REQUIRED WORK: Every line that holds the string "LaTeX" is to be identified and copied.
⁂
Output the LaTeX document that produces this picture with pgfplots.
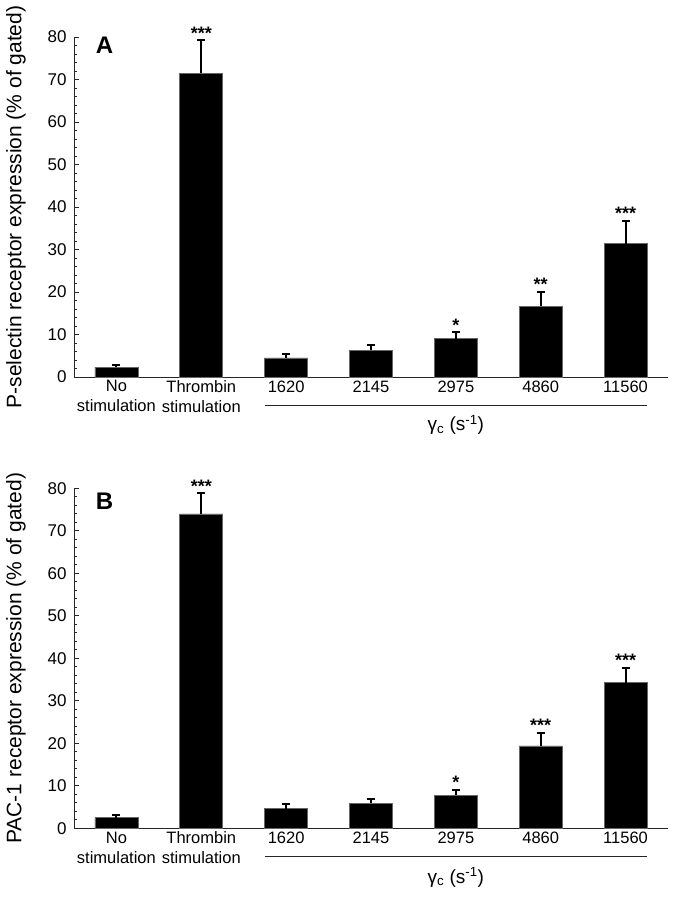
\documentclass[border=0pt]{standalone}
\usepackage{pgfplots}
\pgfplotsset{compat=1.18}
\usepackage{pgfplotstable}
\usepackage{fontspec}
\setmainfont{Liberation Sans}

\pgfplotstableread{
x y err
0 2.3 0.6
1 71.5 7.7
2 4.5 1.0
3 6.3 1.2
4 9.0 1.5
5 16.7 3.3
6 31.4 5.3
}\dataA

\pgfplotstableread{
x y err
0 2.5 0.6
1 74.0 4.8
2 4.6 1.1
3 5.9 1.1
4 7.8 1.2
5 19.4 3.1
6 34.3 3.5
}\dataB

\pgfplotsset{
 panel/.style={
  anchor=south west, width=594pt, height=340pt, scale only axis,
  xmin=-0.5, xmax=6.5, ymin=0, ymax=80,
  axis x line*=bottom, axis y line*=left,
  axis line style={black!85, line width=0.9pt},
  xtick={0,...,6},
  xticklabels={{No\\stimulation},{Thrombin\\stimulation},1620,2145,2975,4860,11560},
  xticklabel style={align=center, font=\fontsize{16.5}{20}\selectfont},
  x tick style={draw=none},
  ytick={0,10,...,80}, minor y tick num=4,
  tick align=inside, major tick length=5pt, minor tick length=3pt,
  y tick style={black!85, line width=0.8pt},
  yticklabel style={font=\fontsize{17}{19}\selectfont, xshift=-4pt},
  /pgf/number format/assume math mode=true,
  clip=false,
  every axis y label/.style={at={(axis description cs:-0.0976,0.5)}, rotate=90, anchor=center, font=\fontsize{21}{24}\selectfont},
 },
 bars/.style={ybar, bar shift=0pt, bar width=43pt, fill=black, draw=black!60, line width=0.6pt,
  error bars/.cd, y dir=plus, y explicit,
  error bar style={line width=2pt, black},
  error mark options={rotate=90, mark size=4pt, line width=2pt, black}},
 stars/.style={draw=none, mark=none, nodes near coords, point meta=explicit symbolic,
  every node near coord/.append style={anchor=south, inner sep=1pt, font=\bfseries\fontsize{18}{20}\selectfont}},
}

\begin{document}
\begin{tikzpicture}
\path[use as bounding box] (0pt,0pt) rectangle (674pt,900pt);

\begin{axis}[panel, at={(74pt,523pt)}, ylabel={P-selectin receptor expression (\% of gated)}]
\addplot[bars] table[x=x, y=y, y error=err] {\dataA};
\addplot[stars] coordinates {(1,79.2) [***] (4,10.5) [*] (5,20.0) [**] (6,36.7) [***]};
\draw[black!85, line width=0.9pt] ([yshift=-28pt]axis cs:1.745,0) -- ([yshift=-28pt]axis cs:6.255,0);
\node[font=\fontsize{19}{22}\selectfont] at ([yshift=-48pt]axis cs:4,0) {γ\textsubscript{c} (s\textsuperscript{-1})};
\node[font=\bfseries\fontsize{24}{26}\selectfont] at (axis description cs:0.0513,0.977) {A};
\end{axis}

\begin{axis}[panel, at={(74pt,71.7pt)}, ylabel={PAC-1 receptor expression (\% of gated)}]
\addplot[bars] table[x=x, y=y, y error=err] {\dataB};
\addplot[stars] coordinates {(1,78.8) [***] (4,9.0) [*] (5,22.5) [***] (6,37.8) [***]};
\draw[black!85, line width=0.9pt] ([yshift=-28.5pt]axis cs:1.745,0) -- ([yshift=-28.5pt]axis cs:6.255,0);
\node[font=\fontsize{19}{22}\selectfont] at ([yshift=-49pt]axis cs:4,0) {γ\textsubscript{c} (s\textsuperscript{-1})};
\node[font=\bfseries\fontsize{24}{26}\selectfont] at (axis description cs:0.0513,0.963) {B};
\end{axis}
\end{tikzpicture}
\end{document}
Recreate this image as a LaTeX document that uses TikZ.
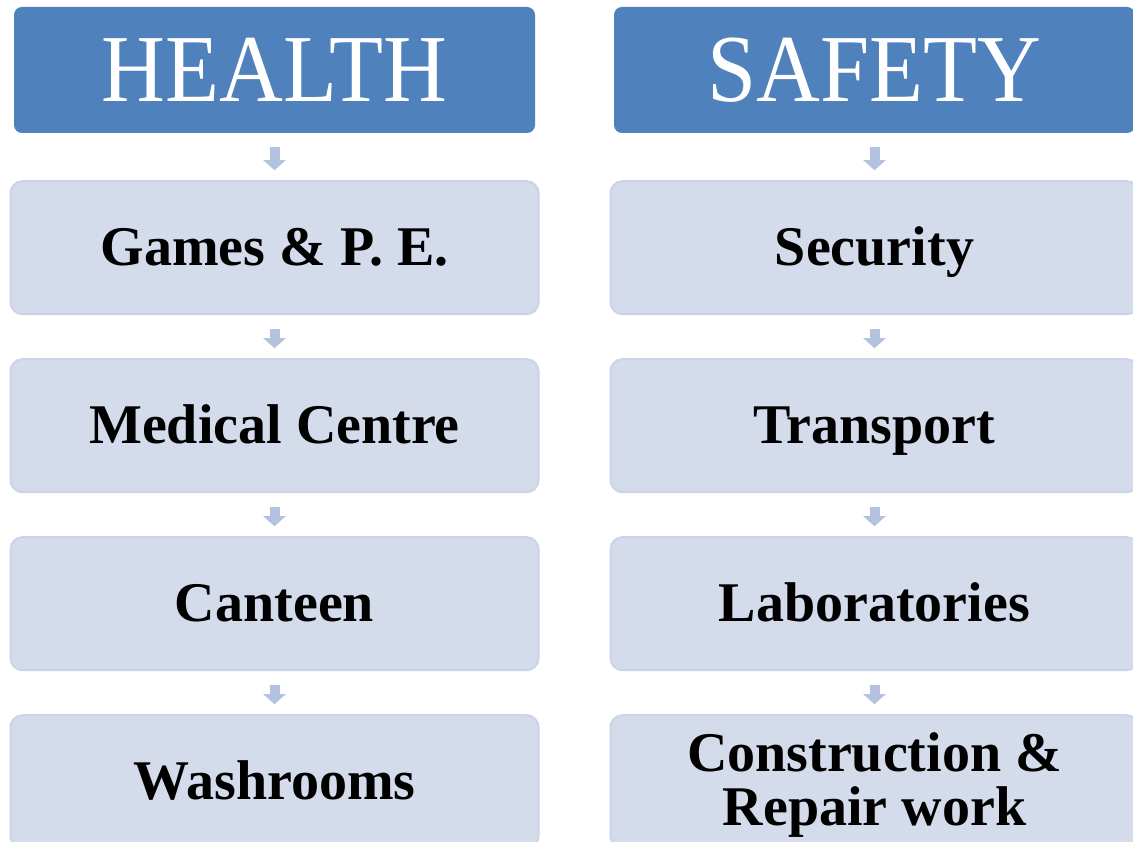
\documentclass[tikz,border=0pt]{standalone}
\usepackage{fontspec}
\setmainfont{Liberation Serif}
\newfontfamily\headfont[FakeStretch=0.92]{Liberation Serif}
\usetikzlibrary{arrows.meta,positioning}
\definecolor{headblue}{HTML}{4F81BD}
\definecolor{itemfill}{HTML}{D4DCEB}
\definecolor{itemline}{HTML}{CAD3E7}
\definecolor{arrowfill}{HTML}{B2C2DF}

\begin{document}
\begin{tikzpicture}[
        x=1pt,y=-1pt,
        head/.style={
          fill=headblue,text=white,
          rounded corners=8pt,
          minimum width=521pt,
          minimum height=126pt,
          inner sep=0pt,
          font=\headfont\fontsize{96}{96}\selectfont
        },
        item/.style={
          fill=itemfill,draw=itemline,line width=2pt,
          rounded corners=12pt,
          minimum width=528pt,
          minimum height=133pt,
          inner sep=0pt,align=center,
          text height=45pt,text depth=10pt,
          font=\bfseries\fontsize{56}{54}\selectfont
        },
        flow/.style={
          draw=arrowfill,line width=10pt,
          -{Triangle[width=22pt,length=10pt]},
          shorten <=14pt,shorten >=10pt
        },
      ]
      \useasboundingbox (0,0) rectangle (1133,842);

      % health column
      \node[head] (health) at (274.5,70) {HEALTH};
      \node[item,below=47pt of health] (games) {Games \& P. E.};
      \node[item,below=43pt of games] (medical) {Medical Centre};
      \node[item,below=43pt of medical] (canteen) {Canteen};
      \node[item,below=43pt of canteen] (washrooms) {Washrooms};

      % safety column
      \node[head] (safety) at (874.5,70) {SAFETY};
      \node[item,below=47pt of safety] (security) {Security};
      \node[item,below=43pt of security] (transport) {Transport};
      \node[item,below=43pt of transport] (labs) {Laboratories};
      \node[item,below=43pt of labs,text height=97pt] (construction) {Construction \&\\Repair work};

      \draw[flow] (health) -- (games);
      \draw[flow] (games) -- (medical);
      \draw[flow] (medical) -- (canteen);
      \draw[flow] (canteen) -- (washrooms);
      \draw[flow] (safety) -- (security);
      \draw[flow] (security) -- (transport);
      \draw[flow] (transport) -- (labs);
      \draw[flow] (labs) -- (construction);
    \end{tikzpicture}
\end{document}
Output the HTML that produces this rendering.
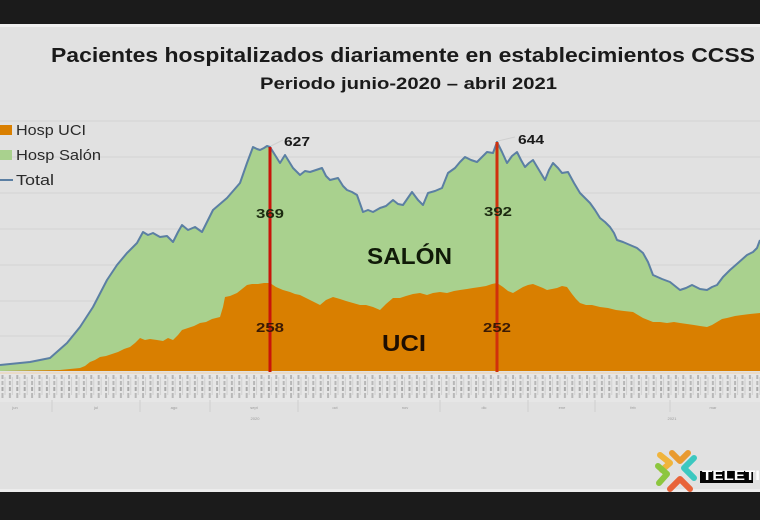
<!DOCTYPE html>
<html><head><meta charset="utf-8"><style>
html,body{margin:0;padding:0;width:760px;height:520px;overflow:hidden;background:#1b1b1b;}
svg{display:block;}
text{font-family:"Liberation Sans",sans-serif;}
</style></head><body>
<svg width="760" height="520" viewBox="0 0 760 520" xmlns="http://www.w3.org/2000/svg">
<defs>
<pattern id="tk" x="0" y="373" width="7.4" height="28" patternUnits="userSpaceOnUse">
<rect x="1.5" y="2" width="2" height="4" fill="#b4b4b4"/>
<rect x="1.5" y="8" width="2" height="4" fill="#b8b8b8"/>
<rect x="1.5" y="14" width="2" height="4" fill="#a8a8a8"/>
<rect x="1.5" y="20" width="2" height="5" fill="#b8b8b8"/>
<rect x="4.5" y="4" width="1" height="18" fill="#cfcfcf"/>
</pattern>
</defs>
<rect x="0" y="0" width="760" height="520" fill="#1b1b1b"/>
<rect x="0" y="24" width="760" height="468" fill="#e1e1e1"/>
<rect x="0" y="24" width="760" height="3" fill="#efefef"/>
<rect x="0" y="489" width="760" height="3" fill="#ececec"/>
<!-- gridlines -->
<g stroke="#d2d2d2" stroke-width="1">
<line x1="0" y1="121" x2="760" y2="121"/>
<line x1="0" y1="157" x2="760" y2="157"/>
<line x1="0" y1="193" x2="760" y2="193"/>
<line x1="0" y1="229" x2="760" y2="229"/>
<line x1="0" y1="265" x2="760" y2="265"/>
<line x1="0" y1="301" x2="760" y2="301"/>
<line x1="0" y1="336" x2="760" y2="336"/>
</g>
<!-- green (total) area -->
<polygon fill="#a9d18e" points="0,371 0,365 30,362 50,358 67,343 80,327 93,307 107,280 117,265 127,253 137,243 143,232 148,235 153,233 160,237 167,236 173,242 178,232 182,225 188,230 195,227 202,232 213,210 227,198 240,183 247,163 253,147 257,149 260,150 264,148 267,146 270,147 275,155 280,163 285,155 293,168 300,175 305,171 310,172 316,170 322,168 326,176 330,180 338,178 343,186 347,190 352,192 357,195 363,212 368,210 373,212 380,208 386,206 393,200 398,204 403,205 412,192 418,200 423,205 428,193 435,191 442,188 448,173 455,168 460,162 465,157 471,160 477,162 482,157 487,152 493,153 497,142 502,152 507,163 512,156 517,152 521,160 525,167 529,163 533,160 539,170 545,180 549,170 553,163 558,168 562,173 568,172 574,183 580,193 585,198 590,203 595,210 600,218 605,222 610,227 614,233 617,240 623,242 630,245 637,248 643,253 648,262 653,275 662,279 670,282 675,286 680,290 686,288 692,285 700,289 707,290 712,287 717,285 723,277 730,270 738,263 747,255 753,252 757,248 760,240 760,371"/>
<!-- orange (UCI) area -->
<polygon fill="#d97f00" points="0,371 60,370 70,369 80,368 85,366 90,362 95,360 100,357 106,356 112,354 118,352 124,349 130,347 135,343 140,338 145,340 150,339 157,340 163,341 168,338 173,340 178,335 182,330 188,328 194,326 200,323 206,322 212,319 220,317 223,307 225,297 230,296 237,293 242,289 247,285 252,284 258,284 264,283 270,283 276,287 283,290 290,292 295,294 300,295 306,298 312,301 316,303 320,305 326,300 333,297 340,299 346,301 353,303 360,305 366,305 373,307 380,310 386,304 393,298 400,298 406,296 413,294 420,293 427,295 433,293 440,292 447,293 454,291 460,290 467,289 473,288 480,287 486,286 492,284 497,283 503,287 508,291 513,293 518,290 523,287 528,285 533,284 538,286 543,288 547,290 552,289 557,288 562,286 567,287 572,294 576,299 580,303 586,305 592,305 600,307 608,308 616,310 624,311 633,312 638,315 643,318 648,320 653,322 660,322 667,323 674,322 680,323 687,324 694,325 700,326 707,327 712,325 717,322 722,319 727,318 735,316 742,315 750,314 760,313 760,371"/>
<!-- total line -->
<polyline fill="none" stroke="#5b7fa3" stroke-width="2" stroke-linejoin="round" points="0,365 30,362 50,358 67,343 80,327 93,307 107,280 117,265 127,253 137,243 143,232 148,235 153,233 160,237 167,236 173,242 178,232 182,225 188,230 195,227 202,232 213,210 227,198 240,183 247,163 253,147 257,149 260,150 264,148 267,146 270,147 275,155 280,163 285,155 293,168 300,175 305,171 310,172 316,170 322,168 326,176 330,180 338,178 343,186 347,190 352,192 357,195 363,212 368,210 373,212 380,208 386,206 393,200 398,204 403,205 412,192 418,200 423,205 428,193 435,191 442,188 448,173 455,168 460,162 465,157 471,160 477,162 482,157 487,152 493,153 497,142 502,152 507,163 512,156 517,152 521,160 525,167 529,163 533,160 539,170 545,180 549,170 553,163 558,168 562,173 568,172 574,183 580,193 585,198 590,203 595,210 600,218 605,222 610,227 614,233 617,240 623,242 630,245 637,248 643,253 648,262 653,275 662,279 670,282 675,286 680,290 686,288 692,285 700,289 707,290 712,287 717,285 723,277 730,270 738,263 747,255 753,252 757,248 760,240"/>
<!-- red markers -->
<line x1="270" y1="147" x2="270" y2="372" stroke="#c8140a" stroke-width="3"/>
<line x1="497" y1="142" x2="497" y2="372" stroke="#d0300c" stroke-width="3"/>
<line x1="271" y1="146" x2="283" y2="140" stroke="#cfcfcf" stroke-width="1"/>
<line x1="498" y1="141" x2="515" y2="137" stroke="#cfcfcf" stroke-width="1"/>
<!-- axis strip -->
<rect x="0" y="372" width="760" height="2" fill="#eadbc8"/>
<rect x="0" y="374" width="760" height="28" fill="#e6e6e6"/>
<rect x="0" y="374" width="760" height="28" fill="url(#tk)"/>
<g stroke="#cfcfcf" stroke-width="1">
<line x1="52" y1="400" x2="52" y2="412"/>
<line x1="140" y1="400" x2="140" y2="412"/>
<line x1="210" y1="400" x2="210" y2="412"/>
<line x1="298" y1="400" x2="298" y2="412"/>
<line x1="440" y1="400" x2="440" y2="412"/>
<line x1="528" y1="400" x2="528" y2="412"/>
<line x1="595" y1="400" x2="595" y2="412"/>
<line x1="670" y1="400" x2="670" y2="412"/>
</g>
<g font-size="4" fill="#9a9a9a" text-anchor="middle">
<text x="15" y="409">jun</text><text x="96" y="409">jul</text><text x="174" y="409">ago</text>
<text x="254" y="409">sept</text><text x="335" y="409">oct</text><text x="405" y="409">nov</text>
<text x="484" y="409">dic</text><text x="562" y="409">ene</text><text x="633" y="409">feb</text><text x="713" y="409">mar</text>
<text x="255" y="420">2020</text><text x="672" y="420">2021</text>
</g>
<!-- titles -->
<text x="51" y="62" font-size="20" font-weight="bold" fill="#1a1a1a" textLength="704" lengthAdjust="spacingAndGlyphs">Pacientes hospitalizados diariamente en establecimientos CCSS</text>
<text x="260" y="89" font-size="17" font-weight="bold" fill="#1a1a1a" textLength="297" lengthAdjust="spacingAndGlyphs">Periodo junio-2020 – abril 2021</text>
<!-- legend -->
<rect x="0" y="125" width="12" height="10" fill="#d97f00"/>
<text x="16" y="135" font-size="15" fill="#2a2a2a" textLength="70" lengthAdjust="spacingAndGlyphs">Hosp UCI</text>
<rect x="0" y="150" width="12" height="10" fill="#a9d18e"/>
<text x="16" y="160" font-size="15" fill="#2a2a2a" textLength="85" lengthAdjust="spacingAndGlyphs">Hosp Salón</text>
<line x1="0" y1="180" x2="13" y2="180" stroke="#5b7fa3" stroke-width="2"/>
<text x="16" y="185" font-size="15" fill="#2a2a2a" textLength="38" lengthAdjust="spacingAndGlyphs">Total</text>
<!-- data labels -->
<g font-size="13" font-weight="bold">
<text x="284" y="146" fill="#1a1a1a" textLength="26" lengthAdjust="spacingAndGlyphs">627</text>
<text x="518" y="144" fill="#1a1a1a" textLength="26" lengthAdjust="spacingAndGlyphs">644</text>
<text x="256" y="218" fill="#1c2a10" textLength="28" lengthAdjust="spacingAndGlyphs">369</text>
<text x="484" y="216" fill="#1c2a10" textLength="28" lengthAdjust="spacingAndGlyphs">392</text>
<text x="256" y="332" fill="#3a1a05" textLength="28" lengthAdjust="spacingAndGlyphs">258</text>
<text x="483" y="332" fill="#3a1a05" textLength="28" lengthAdjust="spacingAndGlyphs">252</text>
</g>
<text x="367" y="264" font-size="23" font-weight="bold" fill="#101a08" textLength="85" lengthAdjust="spacingAndGlyphs">SALÓN</text>
<text x="382" y="351" font-size="23" font-weight="bold" fill="#1e0e02" textLength="44" lengthAdjust="spacingAndGlyphs">UCI</text>
<!-- logo -->
<g fill="none" stroke-width="6" stroke-linecap="round" stroke-linejoin="round">
<polyline points="660,455 670,463 662,470" stroke="#f0b43c"/>
<polyline points="672,453 680,461 688,453" stroke="#e99a30"/>
<polyline points="694,458 684,468 694,478" stroke="#3cc8c0"/>
<polyline points="658,466 667,474 659,483" stroke="#8cc63e"/>
<polyline points="670,489 680,479 690,489" stroke="#e8643a"/>
</g>
<rect x="700" y="471" width="53" height="12" fill="#050505"/>
<text x="702" y="480" font-size="14" font-weight="bold" fill="#ffffff" textLength="58" lengthAdjust="spacingAndGlyphs">TELETI</text>
</svg>
</body></html>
⁂
EXERCISE SOLUTION:
Output the LaTeX document that produces this picture with pgfplots.
Recreate this image as a LaTeX document that uses TikZ.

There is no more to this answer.